I taught high school mathematics in rural Colorado. I taught mathematics and teacher education at various community colleges and the University of Utah. Currently I work in Jordan School District as math coach for the special education department. I am especially interested in building capacity in teachers to infuse equity practices into their daily mathematics teaching.
My interest in math education grows out of my own experiences as a White high school mathematics teacher. I grew up immersed in and accepting of the dominant discourses that are all around us, especially discourses of Whiteness. I did not consider myself privileged and believed many of the myths of Whiteness, including meritocracy. I thought of racism as a problem of the past and had minimal interactions with people of color. Learning to speak Spanish and living for 2 years in southern Chile began to open my thinking to different perspectives on the world, racism, and discrimination. When I returned to the United States and reenrolled in college it was now with a goal of becoming a teacher. On completing a bachelor’s degree in mathematics education and Spanish teaching as well as a master’s degree in teaching English as a second language, I took my first teaching job at a public rural high school in Colorado.
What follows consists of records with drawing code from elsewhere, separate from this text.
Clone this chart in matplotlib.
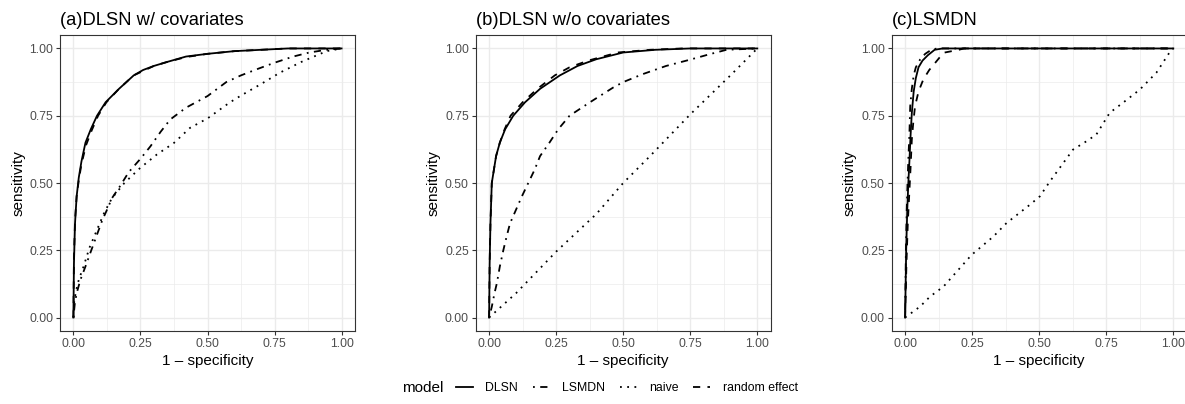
import matplotlib
matplotlib.use("Agg")
import matplotlib.pyplot as plt
from matplotlib.lines import Line2D
from matplotlib.ticker import MultipleLocator

plt.rcParams["font.family"] = ["Liberation Sans", "DejaVu Sans"]

# ---- data (x = 1 - specificity, y = sensitivity) ----
panel_titles = ["(a)DLSN w/ covariates", "(b)DLSN w/o covariates", "(c)LSMDN"]
models = ["DLSN", "LSMDN", "naive", "random effect"]

# panel (a)
a_dlsn_x = [0, 0.002, 0.006, 0.012, 0.02, 0.03, 0.045, 0.065, 0.088, 0.12, 0.17, 0.225, 0.26, 0.30, 0.35, 0.42, 0.50, 0.60, 0.70, 0.80, 1.0]
a_dlsn_y = [0, 0.2, 0.35, 0.45, 0.52, 0.58, 0.65, 0.70, 0.75, 0.80, 0.85, 0.90, 0.92, 0.935, 0.95, 0.97, 0.98, 0.99, 0.995, 1.0, 1.0]
a_lsmdn_x = [0, 0.005, 0.012, 0.026, 0.045, 0.063, 0.085, 0.107, 0.125, 0.144, 0.175, 0.206, 0.25, 0.287, 0.325, 0.361, 0.42, 0.5, 0.57, 0.625, 0.69, 0.75, 0.82, 0.88, 0.95, 1]
a_lsmdn_y = [0, 0.05, 0.09, 0.14, 0.19, 0.24, 0.30, 0.36, 0.40, 0.444, 0.49, 0.54, 0.59, 0.636, 0.69, 0.736, 0.78, 0.823, 0.875, 0.90, 0.925, 0.947, 0.97, 0.985, 0.996, 1]
a_naive_x = [0, 0.003, 0.01, 0.02, 0.038, 0.06, 0.088, 0.115, 0.144, 0.19, 0.249, 0.31, 0.375, 0.435, 0.5, 0.584, 0.625, 0.7, 0.77, 0.85, 0.944, 1]
a_naive_y = [0, 0.06, 0.1, 0.14, 0.19, 0.26, 0.326, 0.39, 0.444, 0.5, 0.556, 0.605, 0.649, 0.705, 0.74, 0.80, 0.825, 0.868, 0.91, 0.95, 0.99, 1]
a_re_x = [0, 0.002, 0.006, 0.012, 0.02, 0.03, 0.047, 0.068, 0.092, 0.123, 0.17, 0.225, 0.30, 0.35, 0.42, 0.5, 0.6, 0.7, 0.8, 1]
a_re_y = [0, 0.22, 0.36, 0.45, 0.51, 0.57, 0.64, 0.695, 0.75, 0.80, 0.85, 0.90, 0.935, 0.95, 0.968, 0.98, 0.99, 0.995, 1, 1]

# panel (b)
b_dlsn_x = [0, 0.002, 0.005, 0.01, 0.018, 0.026, 0.04, 0.06, 0.09, 0.134, 0.19, 0.264, 0.33, 0.40, 0.5, 0.62, 0.75, 1]
b_dlsn_y = [0, 0.2, 0.35, 0.5, 0.55, 0.6, 0.65, 0.70, 0.75, 0.80, 0.85, 0.90, 0.935, 0.96, 0.985, 0.995, 1, 1]
b_lsmdn_x = [0, 0.01, 0.02, 0.029, 0.04, 0.053, 0.065, 0.078, 0.1, 0.122, 0.146, 0.17, 0.19, 0.225, 0.258, 0.30, 0.376, 0.463, 0.5, 0.574, 0.66, 0.748, 0.82, 0.885, 1]
b_lsmdn_y = [0, 0.04, 0.09, 0.128, 0.19, 0.25, 0.30, 0.35, 0.40, 0.45, 0.5, 0.55, 0.6, 0.65, 0.7, 0.75, 0.8, 0.855, 0.875, 0.905, 0.935, 0.958, 0.978, 0.995, 1]
b_naive_x = [0, 0.1, 0.25, 0.4, 0.5, 0.6, 0.75, 0.9, 1]
b_naive_y = [0, 0.09, 0.245, 0.385, 0.5, 0.6, 0.755, 0.9, 1]
b_re_x = [0, 0.002, 0.005, 0.01, 0.018, 0.026, 0.04, 0.058, 0.08, 0.125, 0.18, 0.245, 0.30, 0.37, 0.48, 0.6, 0.72, 1]
b_re_y = [0, 0.2, 0.35, 0.5, 0.55, 0.6, 0.65, 0.70, 0.75, 0.80, 0.85, 0.90, 0.93, 0.955, 0.985, 0.995, 1, 1]

# panel (c)
c_dlsn_x = [0, 0.004, 0.008, 0.012, 0.016, 0.02, 0.025, 0.032, 0.04, 0.05, 0.065, 0.085, 0.11, 0.14, 1]
c_dlsn_y = [0, 0.25, 0.4, 0.5, 0.58, 0.67, 0.76, 0.84, 0.89, 0.93, 0.955, 0.975, 0.995, 1, 1]
c_lsmdn_x = [0, 0.003, 0.006, 0.009, 0.012, 0.016, 0.019, 0.025, 0.032, 0.04, 0.056, 0.075, 0.099, 0.12, 1]
c_lsmdn_y = [0, 0.25, 0.4, 0.5, 0.587, 0.68, 0.785, 0.85, 0.9, 0.93, 0.959, 0.98, 0.996, 1, 1]
c_naive_x = [0, 0.056, 0.093, 0.143, 0.248, 0.329, 0.378, 0.465, 0.502, 0.54, 0.626, 0.676, 0.713, 0.763, 0.812, 0.875, 0.937, 0.993, 1]
c_naive_y = [0, 0.041, 0.078, 0.115, 0.233, 0.301, 0.351, 0.419, 0.45, 0.506, 0.624, 0.655, 0.68, 0.761, 0.798, 0.847, 0.91, 0.996, 1]
c_re_x = [0, 0.005, 0.01, 0.015, 0.02, 0.025, 0.03, 0.037, 0.05, 0.068, 0.09, 0.115, 0.143, 0.2, 0.22, 1]
c_re_y = [0, 0.2, 0.35, 0.45, 0.55, 0.661, 0.72, 0.785, 0.84, 0.885, 0.92, 0.95, 0.984, 0.995, 1, 1]

ticks = [0.00, 0.25, 0.50, 0.75, 1.00]
tick_labels = ["0.00", "0.25", "0.50", "0.75", "1.00"]

curves = [
    {"DLSN": (a_dlsn_x, a_dlsn_y), "LSMDN": (a_lsmdn_x, a_lsmdn_y),
     "naive": (a_naive_x, a_naive_y), "random effect": (a_re_x, a_re_y)},
    {"DLSN": (b_dlsn_x, b_dlsn_y), "LSMDN": (b_lsmdn_x, b_lsmdn_y),
     "naive": (b_naive_x, b_naive_y), "random effect": (b_re_x, b_re_y)},
    {"DLSN": (c_dlsn_x, c_dlsn_y), "LSMDN": (c_lsmdn_x, c_lsmdn_y),
     "naive": (c_naive_x, c_naive_y), "random effect": (c_re_x, c_re_y)},
]

# ggplot linetypes: solid, dotdash, dotted, dashed
line_styles = {
    "DLSN": "-",
    "LSMDN": (0, (1, 3, 4, 3)),
    "naive": (0, (1, 3)),
    "random effect": (0, (4, 4)),
}
LW = 1.3

W, H = 1185, 404
fig = plt.figure(figsize=(W / 100, H / 100), dpi=100)

panel_left_px = [60, 475.7, 891.7]
panel_w, panel_top, panel_bottom = 295, 35, 331

for i, left in enumerate(panel_left_px):
    ax = fig.add_axes([left / W, 1 - panel_bottom / H, panel_w / W, (panel_bottom - panel_top) / H])
    ax.set_xlim(-0.05, 1.05)
    ax.set_ylim(-0.05, 1.05)

    ax.xaxis.set_minor_locator(MultipleLocator(0.125))
    ax.yaxis.set_minor_locator(MultipleLocator(0.125))
    ax.grid(which="major", color="#EBEBEB", linewidth=1.0)
    ax.grid(which="minor", color="#EBEBEB", linewidth=0.5)
    ax.set_axisbelow(True)
    ax.tick_params(which="minor", length=0)

    for m in models:
        xs, ys = curves[i][m]
        ax.plot(xs, ys, color="black", linewidth=LW, linestyle=line_styles[m])

    ax.set_xticks(ticks)
    ax.set_xticklabels(tick_labels)
    ax.set_yticks(ticks)
    ax.set_yticklabels(tick_labels)
    ax.tick_params(which="major", direction="out", length=2.75, width=0.8,
                   color="#333333", labelcolor="#4D4D4D", labelsize=8.8, pad=2.2)
    for sp in ax.spines.values():
        sp.set_color("#333333")
        sp.set_linewidth(0.8)

    ax.set_xlabel("1 \u2013 specificity", fontsize=11, labelpad=2.75)
    ax.set_ylabel("sensitivity", fontsize=11, labelpad=2.75)
    ax.set_title(panel_titles[i], loc="left", fontsize=13.2, pad=7)

# legend across the bottom
fig.text(402 / W, 1 - 388 / H, "model", fontsize=11, va="center", ha="left")
handles = [Line2D([], [], color="black", linewidth=LW, linestyle=line_styles[m]) for m in models]
fig.legend(handles, models, loc="center left", bbox_to_anchor=(456 / W, 1 - 388 / H),
           ncol=4, frameon=False, fontsize=8.8, handlelength=1.4, handletextpad=1.0,
           columnspacing=1.2, borderpad=0, borderaxespad=0)

fig.savefig("out.png", dpi=100)
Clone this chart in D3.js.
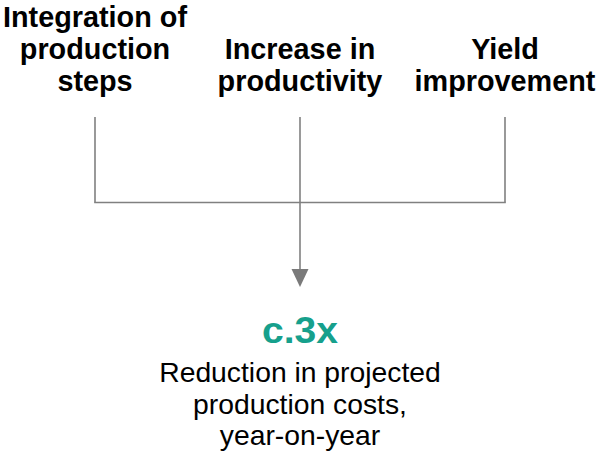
<!DOCTYPE html>
<html><head><meta charset="utf-8">
<script src="https://cdn.jsdelivr.net/npm/d3@7"></script>
<style>html,body{margin:0;padding:0;background:#fff;}</style>
</head><body>
<svg id="c" width="599" height="455"></svg>
<script>
const drivers = [
  ["Integration of", "production", "steps"],
  ["Increase in", "productivity"],
  ["Yield", "improvement"]
];
const resultValue = "c.3x";
const resultLines = ["Reduction in projected", "production costs,", "year-on-year"];

const svg = d3.select("#c");
const W = 599;
const x = d3.scalePoint().domain(d3.range(drivers.length)).range([95, 505]);
const font = "'Liberation Sans', Arial, sans-serif";
const lineColor = "#808080";
const lh = 32;
const bottomY = 91; // baseline of last header line

// headers (bottom aligned)
drivers.forEach((lines, i) => {
  const t = svg.append("text").attr("text-anchor", "middle")
    .attr("font-family", font).attr("font-weight", "bold").attr("font-size", 28.8)
    .attr("fill", "#000");
  lines.forEach((l, j) => {
    t.append("tspan").attr("x", x(i)).attr("y", bottomY - (lines.length - 1 - j) * lh).text(l);
  });
});

// connectors
const yTop = 117, yJoin = 202.5;
drivers.forEach((d, i) => {
  svg.append("line").attr("x1", x(i)).attr("x2", x(i)).attr("y1", yTop).attr("y2", yJoin)
    .attr("stroke", lineColor).attr("stroke-width", 1.6);
});
svg.append("line").attr("x1", x(0) - 0.8).attr("x2", x(drivers.length - 1) + 0.8)
  .attr("y1", yJoin).attr("y2", yJoin).attr("stroke", lineColor).attr("stroke-width", 1.6);
const cx = W / 2 + 0.5;
svg.append("line").attr("x1", cx).attr("x2", cx).attr("y1", yJoin).attr("y2", 272)
  .attr("stroke", lineColor).attr("stroke-width", 1.6);
svg.append("path").attr("d", d3.line()([[cx - 8.5, 269], [cx + 8.5, 269], [cx, 287]]) + "Z")
  .attr("fill", "#7a7a7a");

// result
svg.append("text").attr("x", cx).attr("y", 342.5).attr("text-anchor", "middle")
  .attr("font-family", font).attr("font-weight", "bold").attr("font-size", 36.5)
  .attr("textLength", 76).attr("lengthAdjust", "spacingAndGlyphs")
  .attr("fill", "#16a08c").text(resultValue);
const rt = svg.append("text").attr("text-anchor", "middle")
  .attr("font-family", font).attr("font-size", 28.3).attr("fill", "#000");
resultLines.forEach((l, j) => {
  rt.append("tspan").attr("x", cx).attr("y", 382 + j * 31.5).text(l);
});
</script>
</body></html>
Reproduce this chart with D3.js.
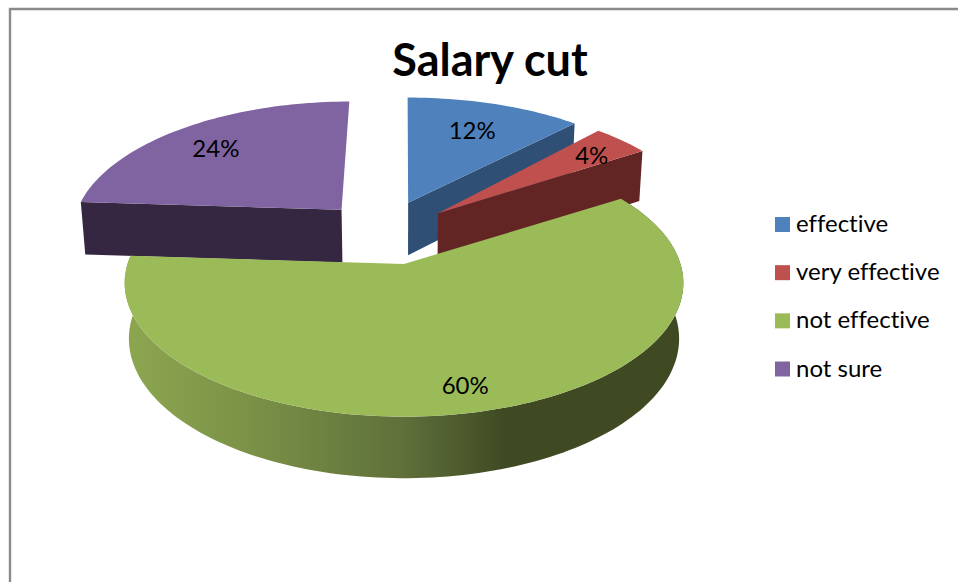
<!DOCTYPE html>
<html>
<head>
<meta charset="utf-8">
<script src="https://cdn.jsdelivr.net/npm/d3@7/dist/d3.min.js"></script>
<style>
html,body{margin:0;padding:0;background:#fff;overflow:hidden}
svg{display:block}
text{font-family:Lato,"Open Sans",sans-serif;fill:#000;font-variant-ligatures:none}
</style>
</head>
<body>
<svg id="c" width="958" height="582"></svg>
<script>
const title = "Salary cut";
const categories = ["effective", "very effective", "not effective", "not sure"];
const values = [12, 4, 60, 24];
const labels = ["12%", "4%", "60%", "24%"];
const topColors = ["#4f81bd", "#c0504d", "#9bbb59", "#8064a2"];
const wallColors = ["#2f4f75", "#632523", "url(#rim)", "#352741"];

// explosion of each slice on the pie plane, its radii and its label placement
const offsets = [[0.016, 0.5], [0.13, 0.41], [0, 0], [-0.24, 0.44]];
const radiiU = [1.04, 1.01, 1.0, 1.015];
const radiiV = [1.05, 1.07, 1.0, 1.065];
const labelRho = [0.74, 0.83, 0.843, 0.78];
const labelShift = [0, 0, -0.014, -0.004];

const W = 958, H = 582;
const svg = d3.select("#c");

// frame
svg.append("path").attr("d", d3.line()([[10, H + 5], [10, 9], [W + 5, 9]]))
  .attr("fill", "none").attr("stroke", "#8a8a8a").attr("stroke-width", 2.4);

// gradient on the rim of the big slice
const defs = svg.append("defs");
const grad = defs.append("linearGradient").attr("id", "rim")
  .attr("gradientUnits", "userSpaceOnUse").attr("x1", 125).attr("x2", 683).attr("y1", 0).attr("y2", 0);
[[0, "#8da650"], [0.2, "#7d9448"], [0.5, "#5f703a"], [0.68, "#3f4a23"], [1, "#3f4a23"]]
  .forEach(([o, c]) => grad.append("stop").attr("offset", o).attr("stop-color", c));

// projection of the pie plane
const sx = d3.scaleLinear().domain([-1, 1]).range([404 - 276.5, 404 + 276.5]);
const sy = d3.scaleLinear().domain([-1, 1]).range([264 + 131, 264 - 131]);
const persp = 0.142, zPersp = 0.015, zDrop = 0.4275;
const project = (u, v, z) => {
  const w = 1 + persp * v + zPersp * z;
  return [sx(u / w), sy((v - zDrop * z) / w)];
};

const pie = d3.pie().sort(null).value(d => d);
const arcs = pie(values);
const line = d3.line();

const rimPoints = (i, z) => {
  const a = arcs[i], [ou, ov] = offsets[i];
  const n = Math.max(8, Math.round((a.endAngle - a.startAngle) * 40));
  return d3.range(n + 1).map(k => {
    const t = a.startAngle + (a.endAngle - a.startAngle) * k / n;
    return project(ou + radiiU[i] * Math.sin(t), ov + radiiV[i] * Math.cos(t), z);
  });
};
const apex = (i, z) => project(offsets[i][0], offsets[i][1], z);

const g = svg.append("g");

// cut face of a slice along one of its straight edges
const cutFace = (i, edgeEnd) => {
  const rim0 = rimPoints(i, 0), rim1 = rimPoints(i, 1);
  const pick = edgeEnd ? rim0.length - 1 : 0;
  return line([apex(i, 0), rim0[pick], rim1[pick], apex(i, 1)]) + "Z";
};

// back slices
g.append("path").attr("d", cutFace(3, false)).attr("fill", wallColors[3]);
g.append("path").attr("d", cutFace(0, true)).attr("fill", wallColors[0]);
g.append("path").attr("d", line([apex(0, 0), ...rimPoints(0, 0)]) + "Z").attr("fill", topColors[0]);
g.append("path").attr("d", cutFace(1, true)).attr("fill", wallColors[1]);
g.append("path").attr("d", line([apex(1, 0), ...rimPoints(1, 0)]) + "Z").attr("fill", topColors[1]);
g.append("path").attr("d", line([apex(3, 0), ...rimPoints(3, 0)]) + "Z").attr("fill", topColors[3]);

// big slice: rim then top
g.append("path").attr("d", line([...rimPoints(2, 0), ...rimPoints(2, 1).reverse()]) + "Z").attr("fill", wallColors[2]);
g.append("path").attr("d", line([apex(2, 0), ...rimPoints(2, 0)]) + "Z").attr("fill", topColors[2]);

// data labels
svg.append("g").selectAll("text").data(arcs).join("text")
  .attr("text-anchor", "middle")
  .attr("font-size", 24)
  .attr("dy", "0.36em")
  .attr("transform", (a, i) => {
    const mid = (a.startAngle + a.endAngle) / 2;
    const p = project(offsets[i][0] + labelShift[i] + labelRho[i] * Math.sin(mid), offsets[i][1] + labelRho[i] * Math.cos(mid), 0);
    return `translate(${p})`;
  })
  .text((a, i) => labels[i]);

// title
svg.append("text").attr("x", 490).attr("y", 76).attr("text-anchor", "middle")
  .attr("font-size", 45).attr("font-weight", 700).text(title);

// legend
const legendY = d3.scalePoint().domain(categories).range([224.5, 369]);
const legend = svg.append("g").selectAll("g").data(categories).join("g")
  .attr("transform", d => `translate(775,${legendY(d)})`);
legend.append("rect").attr("x", 0).attr("y", -7.5).attr("width", 15).attr("height", 15)
  .attr("fill", (d, i) => topColors[i]);
legend.append("text").attr("x", 21).attr("y", 7.5).attr("font-size", 24).text(d => d);
</script>
</body>
</html>
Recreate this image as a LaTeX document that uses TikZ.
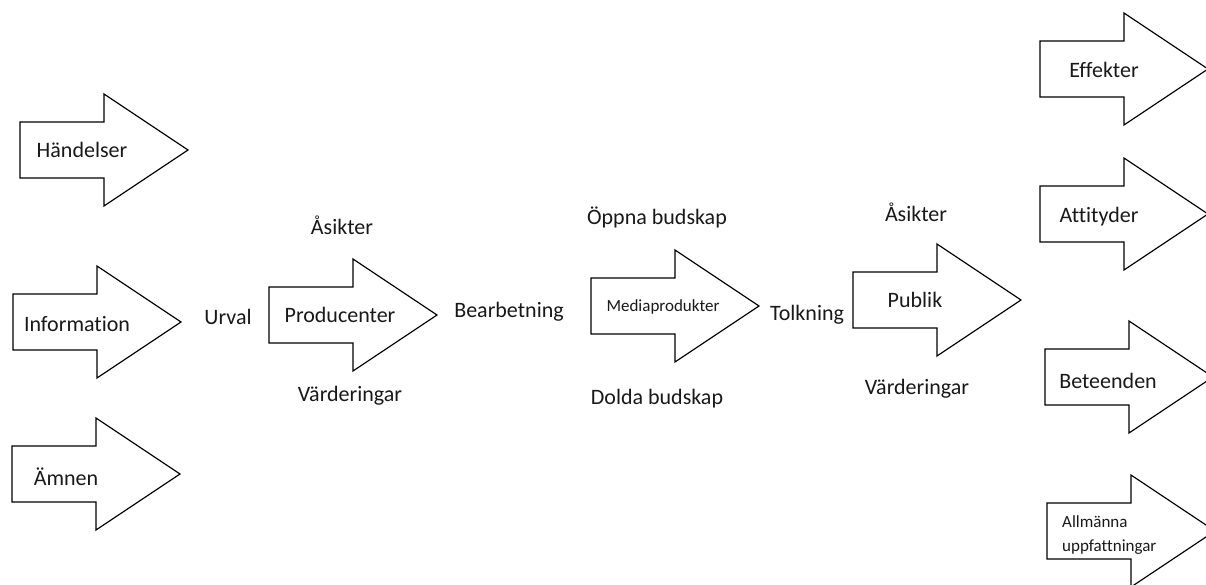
\documentclass[tikz,border=0pt]{standalone}
\usepackage{fontspec}
\setmainfont{Carlito}[Ligatures=NoCommon]
\usepackage{tikz}
\newcommand{\flowArrow}[1]{\draw[arrow outline, shift={(#1)}] (0,-28) -- (84,-28) -- (84,-56) -- (168,0) -- (84,56) -- (84,28) -- (0,28) -- cycle;}
\newcommand{\bigText}[0]{\fontsize{22}{26}\selectfont}
\newcommand{\smallText}[0]{\fontsize{17}{24}\selectfont}

\begin{document}
\begin{tikzpicture}[x=1pt, y=-1pt]
  \tikzset{arrow outline/.style={draw=black, line width=1.2pt, fill=white, line join=miter},
           word/.style={anchor=base, inner sep=0pt, font=\bigText, text=black!90}}
  \clip (0,0) rectangle (1206,584);
  \fill[white] (0,0) rectangle (1206,584);
  % tails of the arrows
  \coordinate (tail-haendelser) at (20,150);
  \coordinate (tail-information) at (13,322);
  \coordinate (tail-aemnen) at (12,474);
  \coordinate (tail-producenter) at (269,315);
  \coordinate (tail-media) at (591,306);
  \coordinate (tail-publik) at (853,300);
  \coordinate (tail-effekter) at (1040,69);
  \coordinate (tail-attityder) at (1040,214);
  \coordinate (tail-beteenden) at (1045,377);
  \coordinate (tail-allmaenna) at (1047,531);
  \foreach \a in {haendelser,information,aemnen,producenter,media,publik,effekter,attityder,beteenden,allmaenna}
    {\flowArrow{tail-\a}}
  % texts in the arrows
  \node[word] (haendelser) at (82,157) {Händelser};
  \node[word] (information) at (77,331) {Information};
  \node[word] (aemnen) at (66,485) {Ämnen};
  \node[word] (producenter) at (340,322) {Producenter};
  \node[word, font=\smallText] (media) at (663,311) {Mediaprodukter};
  \node[word] (publik) at (915,307) {Publik};
  \node[word] (effekter) at (1104,77) {Effekter};
  \node[word] (attityder) at (1099,222) {Attityder};
  \node[word] (beteenden) at (1108,388) {Beteenden};
  \node[word, font=\smallText, anchor=west, align=left] (allmaenna) at (1062,535) {Allmänna\\uppfattningar};
  % texts between the arrows
  \node[word] (urval) at (228,324) {Urval};
  \node[word] (asikter-1) at (342,234) {Åsikter};
  \node[word] (varderingar-1) at (350,401) {Värderingar};
  \node[word] (bearbetning) at (509,317) {Bearbetning};
  \node[word] (oppna) at (657,224) {Öppna budskap};
  \node[word] (dolda) at (657,404) {Dolda budskap};
  \node[word] (tolkning) at (807,320) {Tolkning};
  \node[word] (asikter-2) at (916,221) {Åsikter};
  \node[word] (varderingar-2) at (917,394) {Värderingar};
\end{tikzpicture}
\end{document}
The high school had a student population of about 750 with 50% Latino students, mostly from Mexico and Central America. The school had a strong ESL program and was one of the few rural schools I found with a functioning sheltered mathematics program.
As a 1st-year teacher I taught all of the sheltered mathematics classes and continued teaching every sheltered mathematics class that was offered. Overall my teaching experience was very positive and the relationships that I developed with my students continue to evolve. However, I was also aware that my teaching was not what I wanted it to be. I identified then (and now) first as a teacher and secondly as a mathematics[1] guy. What I found frustrating was the difficulty in teaching in a way that was so different from how I had been taught and in which I had little outside support. In addition, I felt that I could not see beyond the abstract, dominant mathematics in order to understand how to make the connections to students’ lives that I felt were necessary. In this high school I witnessed first-hand the roles of race and class in the lives of students in our education system. There was a superficial harmony at the school between the wealthy White students and the working-class Latino students. However, there were clear divisions on race and class lines that determined which entrance to the school students used, what classes they took, which sports they participated in and supported, what cars they drove (or didn’t drive), even where they parked their cars,[2] and where and if they went to college.
Mathematics classes were one of the key ways to maintain these divisions. Once these divisions were made (mostly in middle school) they were set. A student who began high school taking Algebra 1 would not make it to AP Calculus as a senior. As a new teacher I felt the pressure of maintaining my position as a teacher, and so supporting the school policies; I also wanted to better serve my students who were not being served by those same school policies. I wanted to teach mathematics in innovative and at times critical ways, but I felt the need to conform to traditional views of teaching mathematics. Perhaps more importantly I saw that the school was not meeting the needs of my students in a number of ways. There was a stark contrast between the privileged educational experiences that I had and those of my students. The combination of these factors led me to pursue a PhD in education, in order to better understand the education of Latino students in the United States and to improve the teaching of mathematics.
[1] I hesitate to use the term “mathematician” as I don’t see myself that way. I have always been very good at school mathematics, but in my mind that is very different from being a mathematician.
[2] During my final year of teaching the school implemented a policy, over my weak protest, in which all parking stalls in the student lot were assigned to students, but to get a spot students had to present a driver’s license, proof of insurance, and pay a fee. Since many of my students either did not have a license or could not afford the fee they had to park in the mud parking lot of the park across the street. School administrators did not see the policy as discriminatory.